A Measurable Existence evokes the energetic dance of atoms and the gliding, repelling life of amoebas. Despite the lyrical complexity of the choreography and the intimate physicality between Jones and Wilson, an impersonal quality lingered in their relationship, suggesting the detached beauty of molecular interaction.
JA Collective’s Everything Happens Later is both an urbane achievement and an urban scenario—commuters on a subway. Five dancers bounce, jerk, and sway with the bone-rattling rhythm of transit, gripping imaginary overhead grab rails or holding onto vertical poles beside them, with their backs turned to the audience. The brilliance of the piece lies in its understated narrative and movement, driven by Mangiaracino’s soundscape of train clatter, ticket machines, and clanging railway crossing rhythms. It’s effortlessly comical—a slice of everyday life that urban dwellers know intimately but rarely examine.

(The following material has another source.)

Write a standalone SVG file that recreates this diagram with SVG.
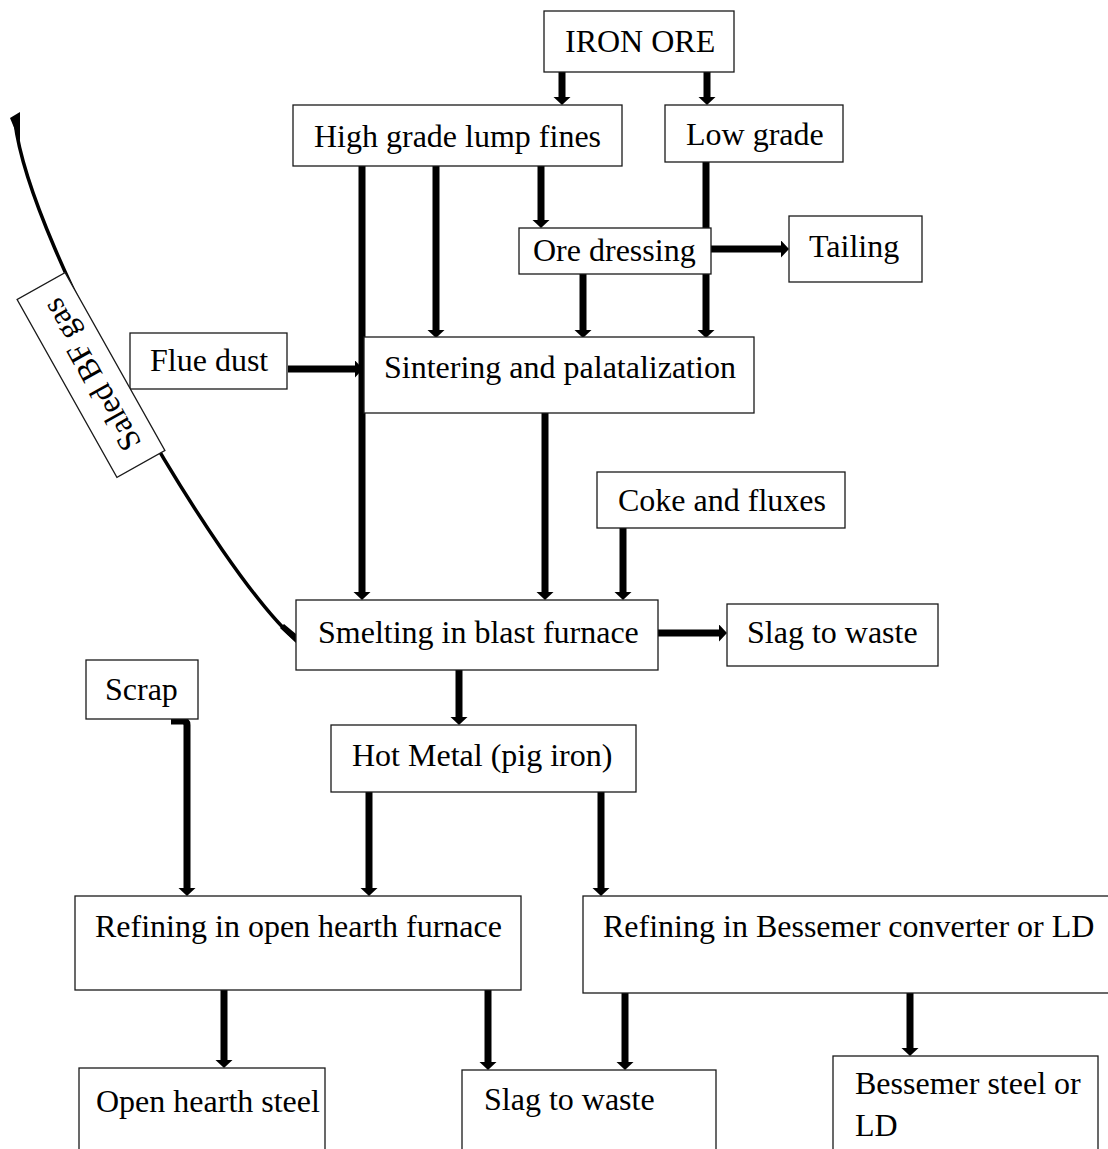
<svg xmlns="http://www.w3.org/2000/svg" width="1108" height="1149" viewBox="0 0 1108 1149">
<style>
.box{fill:#fff;stroke:#1a1a1a;stroke-width:1.3}
.t{font-family:"Liberation Serif","Times New Roman",serif;font-size:32px;fill:#000}
.c{stroke:#000;stroke-width:7;fill:none;marker-end:url(#ah)}
</style>
<defs>
<marker id="ah" markerUnits="userSpaceOnUse" markerWidth="9" markerHeight="18" refX="0" refY="8.5" orient="auto">
<path d="M0,0 L8,8.5 L0,17 z" fill="#000"/>
</marker>
</defs>
<rect width="1108" height="1149" fill="#fff"/>

<g id="connectors">
<line class="c" x1="562" y1="72" x2="562" y2="97"/>
<line class="c" x1="707" y1="72" x2="707" y2="97"/>
<line class="c" x1="362" y1="166" x2="362" y2="592"/>
<line class="c" x1="436" y1="166" x2="436" y2="330"/>
<line class="c" x1="541" y1="166" x2="541" y2="220"/>
<line class="c" x1="706" y1="162" x2="706" y2="330"/>
<line class="c" x1="583" y1="274" x2="583" y2="330"/>
<line class="c" x1="711" y1="249" x2="781" y2="249"/>
<line class="c" x1="288" y1="369" x2="355" y2="369"/>
<line class="c" x1="545" y1="413" x2="545" y2="592"/>
<line class="c" x1="623" y1="528" x2="623" y2="592"/>
<line class="c" x1="658" y1="633" x2="719" y2="633"/>
<line class="c" x1="459" y1="670" x2="459" y2="717"/>
<path class="c" d="M171,721 H183 Q187,721 187,725 V888"/>
<line class="c" x1="369" y1="792" x2="369" y2="888"/>
<line class="c" x1="601" y1="792" x2="601" y2="888"/>
<line class="c" x1="224" y1="990" x2="224" y2="1060"/>
<line class="c" x1="488" y1="990" x2="488" y2="1062"/>
<line class="c" x1="625" y1="993" x2="625" y2="1062"/>
<line class="c" x1="910" y1="993" x2="910" y2="1048"/>
<path d="M15,122 C30,250 220,575 296,640" stroke="#000" stroke-width="3.5" fill="none"/>
<path d="M10,118 L20,112 L20,142 Z" fill="#000"/>
<path d="M296,643 L280,628 L284,624 L296,634 Z" fill="#000"/>
</g>

<g id="iron-ore"><rect class="box" x="544" y="11" width="190" height="61"/><text class="t" x="565" y="52">IRON ORE</text></g>
<g id="high-grade"><rect class="box" x="293" y="105" width="329" height="61"/><text class="t" x="314" y="147">High grade lump fines</text></g>
<g id="low-grade"><rect class="box" x="665" y="105" width="178" height="57"/><text class="t" x="686" y="145">Low grade</text></g>
<g id="ore-dressing"><rect class="box" x="519" y="228" width="192" height="46"/><text class="t" x="533" y="261">Ore dressing</text></g>
<g id="tailing"><rect class="box" x="789" y="216" width="133" height="66"/><text class="t" x="809" y="257">Tailing</text></g>
<g id="flue-dust"><rect class="box" x="130" y="333" width="157" height="56"/><text class="t" x="150" y="371">Flue dust</text></g>
<g id="sintering"><rect class="box" x="364" y="337" width="390" height="76"/><text class="t" x="384" y="378">Sintering and palatalization</text></g>
<g id="coke"><rect class="box" x="597" y="472" width="248" height="56"/><text class="t" x="618" y="511">Coke and fluxes</text></g>
<g id="smelting"><rect class="box" x="296" y="600" width="362" height="70"/><text class="t" x="318" y="643">Smelting in blast furnace</text></g>
<g id="slag1"><rect class="box" x="727" y="604" width="211" height="62"/><text class="t" x="747" y="643">Slag to waste</text></g>
<g id="scrap"><rect class="box" x="86" y="660" width="112" height="59"/><text class="t" x="105" y="700">Scrap</text></g>
<g id="hot-metal"><rect class="box" x="331" y="725" width="305" height="67"/><text class="t" x="352" y="766">Hot Metal (pig iron)</text></g>
<g id="open-hearth"><rect class="box" x="75" y="896" width="446" height="94"/><text class="t" x="95" y="937">Refining in open hearth furnace</text></g>
<g id="bessemer"><rect class="box" x="583" y="896" width="530" height="97"/><text class="t" x="603" y="937">Refining in Bessemer converter or LD</text></g>
<g id="oh-steel"><rect class="box" x="79" y="1068" width="246" height="90"/><text class="t" x="96" y="1112">Open hearth steel</text></g>
<g id="slag2"><rect class="box" x="462" y="1070" width="254" height="90"/><text class="t" x="484" y="1110">Slag to waste</text></g>
<g id="bessemer-steel"><rect class="box" x="833" y="1056" width="265" height="100"/><text class="t" x="855" y="1094">Bessemer steel or</text><text class="t" x="855" y="1136">LD</text></g>
<g id="bf-gas" transform="translate(91,375) rotate(240.7)"><rect class="box" x="-102" y="-27.5" width="204" height="55"/><text class="t" x="0" y="11" text-anchor="middle">Saled BF gas</text></g>
</svg>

The five dancers—Sarah Chou, Emily Hansel, Riley O’Flynn, Ja’Moon Jones, and Lani Yamanaka—embodied the diversity and fleeting intimacy of public transit. Each dancer is immersed in their own internal world, whether lost in thought or tuning out with headphones. At one point, dancers became human turnstiles, using elbows as levers, before transitioning into a sultry duet set to jazzy music. The piece ends with the commuters returning to their original positions, again facing upstage, as Lani Yamanaka—whose fluidity and precision were consistently mesmerizing—continues to dance, absorbed in the rhythm of her own universe. Everything Happens Later is a jolting, sharply paced, atmospheric perfection.

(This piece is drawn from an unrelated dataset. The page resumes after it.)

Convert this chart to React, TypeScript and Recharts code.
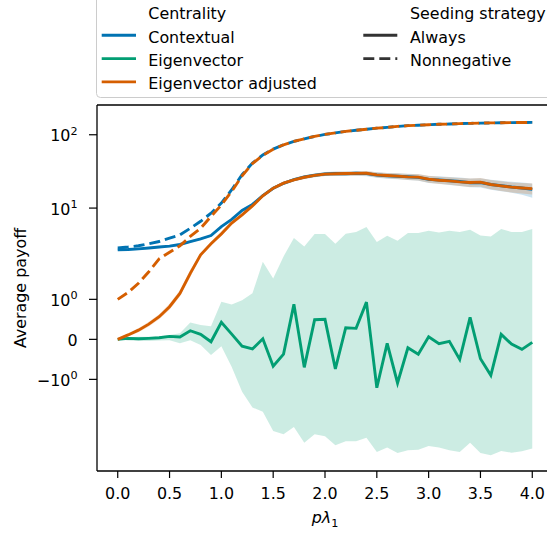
import React from 'react';
import { ComposedChart, Line, Area, XAxis, YAxis, ReferenceLine } from 'recharts';

const BLUE = '#0173B2';
const GREEN = '#029E73';
const ORANGE = '#D55E00';
const FONT = 'DejaVu Sans, sans-serif';
const FS = 15.9;

const pLambda = [
  0.0, 0.1, 0.2, 0.3, 0.4, 0.5, 0.6, 0.7, 0.8, 0.9,
  1.0, 1.1, 1.2, 1.3, 1.4, 1.5, 1.6, 1.7, 1.8, 1.9,
  2.0, 2.1, 2.2, 2.3, 2.4, 2.5, 2.6, 2.7, 2.8, 2.9,
  3.0, 3.1, 3.2, 3.3, 3.4, 3.5, 3.6, 3.7, 3.8, 3.9, 4.0,
];

const contextualAlways = [
  2.69, 2.72, 2.78, 2.85, 2.94, 3.03, 3.19, 3.48, 3.79, 4.22,
  5.6, 7.0, 9.3, 11.2, 14.8, 18.6, 21.8, 24.5, 26.5, 28.0,
  29.2, 29.6, 29.4, 29.8, 29.5, 28.3, 27.6, 27.2, 26.8, 26.2,
  24.6, 24.2, 23.6, 23.0, 22.2, 22.3, 21.0, 20.2, 19.4, 18.8, 18.0,
];
const contextualAlwaysLow = [
  2.6, 2.63, 2.69, 2.76, 2.85, 2.93, 3.08, 3.36, 3.66, 4.07,
  5.4, 6.75, 8.9, 10.7, 14.1, 17.7, 20.7, 23.2, 25.0, 26.4,
  27.4, 27.7, 27.4, 27.6, 27.2, 26.0, 25.2, 24.7, 24.2, 23.5,
  21.9, 21.4, 20.7, 20.0, 19.2, 19.1, 17.8, 17.0, 16.2, 15.2, 13.8,
];
const contextualAlwaysHigh = [
  2.78, 2.81, 2.87, 2.94, 3.04, 3.13, 3.3, 3.6, 3.92, 4.37,
  5.8, 7.25, 9.7, 11.7, 15.5, 19.5, 22.9, 25.8, 28.0, 29.7,
  31.0, 31.6, 31.5, 32.1, 31.9, 30.7, 30.1, 29.8, 29.5, 29.0,
  27.4, 27.1, 26.6, 26.1, 25.3, 25.6, 24.3, 23.6, 22.8, 22.3, 21.6,
];
const contextualNonneg = [
  2.85, 2.94, 3.06, 3.26, 3.5, 3.9, 4.3, 5.3, 6.6, 8.5,
  11.7, 17.8, 28.5, 41, 53, 63.8, 73, 81, 88, 95,
  101, 106, 111, 115, 119, 123, 126, 130, 133, 135,
  137, 139, 140, 142, 143, 144, 145, 146, 146.5, 147, 147.5,
];

const eigenAlways = [
  0, 0.025, 0.015, 0.025, 0.04, 0.075, 0.06, 0.215, 0.125, -0.06,
  0.425, 0.13, -0.17, -0.24, 0.015, -0.67, -0.37, 0.875, -0.7, 0.49,
  0.5, -0.74, 0.29, 0.275, 0.93, -1.21, -0.1, -1.09, -0.21, -0.37,
  0.065, -0.11, -0.05, -0.5, 0.55, -0.485, -0.9, 0.125, -0.12, -0.25, -0.075,
];
const eigenAlwaysLow = [
  0, -0.03, -0.04, -0.04, -0.03, -0.02, -0.1, -0.02, -0.14, -0.39,
  -0.17, -0.69, -1.31, -1.7, -1.81, -2.88, -3.2, -2.54, -4.15, -3.2,
  -3.4, -4.52, -3.98, -3.98, -3.55, -5.57, -4.85, -5.75, -5.28, -5.17,
  -4.61, -4.85, -5.28, -5.57, -4.15, -5.75, -6.18, -5.4, -5.69, -5.45, -5.0,
];
const eigenAlwaysHigh = [
  0, 0.05, 0.065, 0.065, 0.08, 0.11, 0.15, 0.42, 0.36, 0.33,
  0.94, 0.87, 0.98, 1.15, 1.94, 1.52, 2.19, 3.9, 2.99, 4.42,
  4.42, 3.26, 4.45, 4.71, 5.5, 3.44, 4.19, 3.58, 4.56, 4.56,
  4.9, 4.64, 4.9, 4.71, 5.06, 4.23, 4.1, 5.17, 4.71, 4.71, 5.17,
];

const adjustedAlways = [
  0, 0.11, 0.23, 0.38, 0.565, 0.815, 1.15, 1.65, 2.3, 3.26,
  4.45, 6.25, 8.1, 10.7, 14.7, 18.7, 21.9, 24.3, 26.3, 27.9,
  29.0, 29.4, 29.6, 29.7, 29.9, 28.4, 27.8, 27.3, 26.6, 26.4,
  24.8, 24.0, 23.5, 22.8, 22.3, 22.6, 21.0, 20.1, 19.3, 18.8, 18.4,
];
const adjustedAlwaysLow = [
  -0.03, 0.07, 0.18, 0.32, 0.5, 0.74, 1.07, 1.56, 2.2, 3.12,
  4.25, 5.95, 7.7, 10.2, 14.0, 17.8, 20.8, 23.0, 24.9, 26.3,
  27.3, 27.6, 27.7, 27.7, 27.8, 26.2, 25.5, 24.9, 24.1, 23.8,
  22.2, 21.3, 20.8, 20.0, 19.4, 19.6, 18.0, 17.1, 16.3, 15.8, 15.3,
];
const adjustedAlwaysHigh = [
  0.03, 0.15, 0.28, 0.44, 0.63, 0.89, 1.23, 1.74, 2.4, 3.4,
  4.65, 6.55, 8.5, 11.2, 15.4, 19.6, 23.0, 25.6, 27.8, 29.5,
  30.8, 31.3, 31.6, 31.8, 32.1, 30.7, 30.2, 29.8, 29.2, 29.1,
  27.5, 26.8, 26.3, 25.7, 25.3, 25.8, 24.1, 23.2, 22.4, 22.0, 21.7,
];
const adjustedNonneg = [
  1.0, 1.175, 1.4, 1.69, 2.03, 2.5, 3.06, 4.1, 5.3, 7.7,
  11.0, 16.9, 27.5, 40.5, 52.5, 63.5, 73, 81, 88, 95,
  101, 106, 111, 115, 119, 123, 126, 130, 133, 135,
  137, 139, 140, 142, 143, 144, 145, 146, 146.5, 147, 147.5,
];

const xTicks = [0, 0.5, 1, 1.5, 2, 2.5, 3, 3.5, 4];
const yTickValues = [100, 10, 1, 0, -1];
const yTickLabels = [
  ['10', '2'],
  ['10', '1'],
  ['10', '0'],
  ['0', ''],
  ['\u221210', '0'],
];

const centralityNames = ['Contextual', 'Eigenvector', 'Eigenvector adjusted'];
const centralityColors = [BLUE, GREEN, ORANGE];
const strategyNames = ['Always', 'Nonnegative'];
const strategyDashes = [undefined, '11 5'];

// symmetric log: linear up to 2, then log decades
const LIN = 2;
const DECADE = 1.8325;
const symlog = (v: number) => {
  const a = Math.abs(v);
  if (a <= LIN) return v;
  return Math.sign(v) * (LIN + DECADE * Math.log10(a / LIN));
};

const yTickPos = yTickValues.map(symlog);

const data = pLambda.map((x, i) => ({
  x,
  ctxA: symlog(contextualAlways[i]),
  ctxBand: [symlog(contextualAlwaysLow[i]), symlog(contextualAlwaysHigh[i])],
  ctxN: symlog(contextualNonneg[i]),
  eigA: symlog(eigenAlways[i]),
  eigBand: [symlog(eigenAlwaysLow[i]), symlog(eigenAlwaysHigh[i])],
  adjA: symlog(adjustedAlways[i]),
  adjBand: [symlog(adjustedAlwaysLow[i]), symlog(adjustedAlwaysHigh[i])],
  adjN: symlog(adjustedNonneg[i]),
}));

const Y_DOMAIN = [-3.29, 5.857];

const YTick = (props: any) => {
  const { x, y, payload } = props;
  let idx = 0;
  let best = Infinity;
  yTickPos.forEach((p, i) => {
    const d = Math.abs(p - payload.value);
    if (d < best) { best = d; idx = i; }
  });
  const [base, exp] = yTickLabels[idx];
  return (
    <text x={x} y={y} dy={6.5} textAnchor="end" fill="#000" fontSize={FS} fontFamily={FONT}>
      <tspan>{base}</tspan>
      {exp ? <tspan dy={-6.5} fontSize={11.2}>{exp}</tspan> : null}
    </text>
  );
};

const XLabel = () => (
  <text x={325} y={523} textAnchor="middle" fill="#000" fontSize={FS} fontFamily={FONT}>
    <tspan fontStyle="italic">p{'\u03bb'}</tspan>
    <tspan fontSize={11.2} dy={3.5}>1</tspan>
  </text>
);

function LegendBox() {
  const rowY = (k: number) => 12 + 23.3 * k;
  return (
    <svg width={547} height={100} style={{ position: 'absolute', left: 0, top: 0 }}>
      <rect x={96.5} y={-6} width={470} height={103.5} rx={4} fill="#fff" fillOpacity={0.8} stroke="#cccccc" />
      <text x={148.3} y={rowY(0) + 7.3} fontSize={FS} fontFamily={FONT} fill="#000">Centrality</text>
      {centralityNames.map((n, i) => (
        <g key={n}>
          <line x1={101.7} x2={136} y1={rowY(i + 1)} y2={rowY(i + 1)} stroke={centralityColors[i]} strokeWidth={2.9} />
          <text x={148.3} y={rowY(i + 1) + 7.3} fontSize={FS} fontFamily={FONT} fill="#000">{n}</text>
        </g>
      ))}
      <text x={410} y={rowY(0) + 7.3} fontSize={FS} fontFamily={FONT} fill="#000">Seeding strategy</text>
      {strategyNames.map((n, i) => (
        <g key={n}>
          <line x1={363.3} x2={397.3} y1={rowY(i + 1)} y2={rowY(i + 1)} stroke="#333" strokeWidth={2.9} strokeDasharray={strategyDashes[i]} />
          <text x={410} y={rowY(i + 1) + 7.3} fontSize={FS} fontFamily={FONT} fill="#000">{n}</text>
        </g>
      ))}
    </svg>
  );
}

export default function App() {
  return (
    <div style={{ position: 'absolute', left: 0, top: 0, width: 547, height: 533, overflow: 'hidden', background: '#fff' }}>
      <ComposedChart width={553} height={533} data={data} margin={{ top: 105, right: 0, bottom: 0, left: 0 }}>
        <XAxis
          dataKey="x"
          type="number"
          domain={[-0.2, 4.2]}
          ticks={xTicks}
          tickFormatter={(v: number) => v.toFixed(1)}
          height={62}
          axisLine={{ stroke: '#000', strokeWidth: 1.3 }}
          tickLine={{ stroke: '#000', strokeWidth: 1.2 }}
          tickSize={7}
          tickMargin={10}
          tick={{ fill: '#000', fontSize: FS, fontFamily: FONT }}
          label={{ content: () => <XLabel /> }}
        />
        <YAxis
          type="number"
          domain={Y_DOMAIN}
          allowDataOverflow
          ticks={yTickPos}
          width={97}
          axisLine={{ stroke: '#000', strokeWidth: 1.3 }}
          tickLine={{ stroke: '#000', strokeWidth: 1.2 }}
          tickSize={8}
          tickMargin={11.5}
          tick={<YTick />}
          label={{
            value: 'Average payoff',
            angle: -90,
            position: 'insideLeft',
            offset: 20,
            style: { textAnchor: 'middle', fontSize: FS, fill: '#000', fontFamily: FONT },
          }}
        />
        <ReferenceLine y={Y_DOMAIN[1]} stroke="#000" strokeWidth={1.5} />

        <Area dataKey="ctxBand" type="linear" stroke="none" fill={BLUE} fillOpacity={0.2} isAnimationActive={false} />
        <Area dataKey="eigBand" type="linear" stroke="none" fill={GREEN} fillOpacity={0.2} isAnimationActive={false} />
        <Area dataKey="adjBand" type="linear" stroke="none" fill={ORANGE} fillOpacity={0.2} isAnimationActive={false} />

        <Line dataKey="ctxA" type="linear" stroke={BLUE} strokeWidth={2.9} dot={false} isAnimationActive={false} />
        <Line dataKey="ctxN" type="linear" stroke={BLUE} strokeWidth={2.9} strokeDasharray="11 5" dot={false} isAnimationActive={false} />
        <Line dataKey="eigA" type="linear" stroke={GREEN} strokeWidth={2.9} dot={false} isAnimationActive={false} />
        <Line dataKey="adjA" type="linear" stroke={ORANGE} strokeWidth={2.9} dot={false} isAnimationActive={false} />
        <Line dataKey="adjN" type="linear" stroke={ORANGE} strokeWidth={2.9} strokeDasharray="11 5" dot={false} isAnimationActive={false} />
      </ComposedChart>
      <LegendBox />
    </div>
  );
}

Choreographer Emma Portner danced her duet, “elephant,” with Brett Conway on opening night but was unable to do so for the next two performances. The piece is based on her experience with Trigeminal Neuralgia, a condition that causes “debilitating episodes beyond description.” Portner created “elephant” to explore whether a dance could exist that “doesn’t hurt.” Sadly, for her, it cannot.
Yet “elephant” stands powerfully on its own. It embodies the tension between resistance and surrender, the desperate attempts to coexist with an uninvited guest—pain. Much of the choreography unfolds while seated, with the dancers intertwined in a position reminiscent of the tantric “Yab Yum”—a face-to-face confrontation with the elephant in the room. There is no running away, no turning back—both partners shirtless, exposed, raw… vulnerable. Arms intertwined, looping, pushing, pulling, then surrendering, accepting before resisting, fighting—again and again.

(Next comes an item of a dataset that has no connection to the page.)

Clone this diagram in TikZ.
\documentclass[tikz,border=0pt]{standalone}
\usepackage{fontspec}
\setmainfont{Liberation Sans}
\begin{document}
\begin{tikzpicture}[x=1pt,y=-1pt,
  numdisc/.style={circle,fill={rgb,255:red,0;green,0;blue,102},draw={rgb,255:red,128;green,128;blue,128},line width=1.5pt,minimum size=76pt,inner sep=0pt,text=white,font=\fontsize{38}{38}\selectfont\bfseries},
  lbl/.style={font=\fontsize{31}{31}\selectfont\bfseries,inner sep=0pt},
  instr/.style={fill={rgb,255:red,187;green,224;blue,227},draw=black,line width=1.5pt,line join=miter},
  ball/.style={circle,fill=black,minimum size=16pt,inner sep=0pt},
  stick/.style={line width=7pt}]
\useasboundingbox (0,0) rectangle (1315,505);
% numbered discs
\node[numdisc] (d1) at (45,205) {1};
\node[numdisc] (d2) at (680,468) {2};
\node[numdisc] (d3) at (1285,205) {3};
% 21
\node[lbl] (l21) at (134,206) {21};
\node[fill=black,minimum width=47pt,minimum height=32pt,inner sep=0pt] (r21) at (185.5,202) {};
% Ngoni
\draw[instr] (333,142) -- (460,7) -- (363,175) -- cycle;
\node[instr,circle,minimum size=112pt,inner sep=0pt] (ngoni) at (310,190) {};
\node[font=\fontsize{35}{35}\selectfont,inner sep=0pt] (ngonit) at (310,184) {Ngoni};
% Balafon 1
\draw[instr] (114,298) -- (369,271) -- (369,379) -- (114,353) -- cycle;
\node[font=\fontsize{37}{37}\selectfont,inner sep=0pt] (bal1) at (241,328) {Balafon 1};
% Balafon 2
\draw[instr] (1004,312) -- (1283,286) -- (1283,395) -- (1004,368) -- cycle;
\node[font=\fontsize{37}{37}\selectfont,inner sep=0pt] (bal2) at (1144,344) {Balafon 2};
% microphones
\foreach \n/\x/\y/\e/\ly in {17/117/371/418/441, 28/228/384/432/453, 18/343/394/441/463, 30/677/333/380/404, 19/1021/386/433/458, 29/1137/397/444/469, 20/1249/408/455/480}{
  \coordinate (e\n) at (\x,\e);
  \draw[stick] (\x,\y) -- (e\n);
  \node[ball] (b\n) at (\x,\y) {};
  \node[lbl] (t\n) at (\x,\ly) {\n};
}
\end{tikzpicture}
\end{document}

For the second and third performances, Emily Hansel stepped in for Portner, bringing a different but equally compelling dimension to the piece. With her buzzed hair and androgynous presence, Hansel initially appeared male from behind, adding a gender ambiguity, and an additional layer of complexity to the work. Hansel, an exceptional dancer with the emotional intensity the piece demands, performed as if the choreography had been made for her.
SFDANCEWORKS’ Season 8 pushes the boundaries of contemporary dance, offering intricate, fast-paced movement sequences where loops, entanglements, and disruptions become portals to new forms of energetic expression. With each season, SFDW reaffirms its place at the forefront of innovation, emotion, and artistry.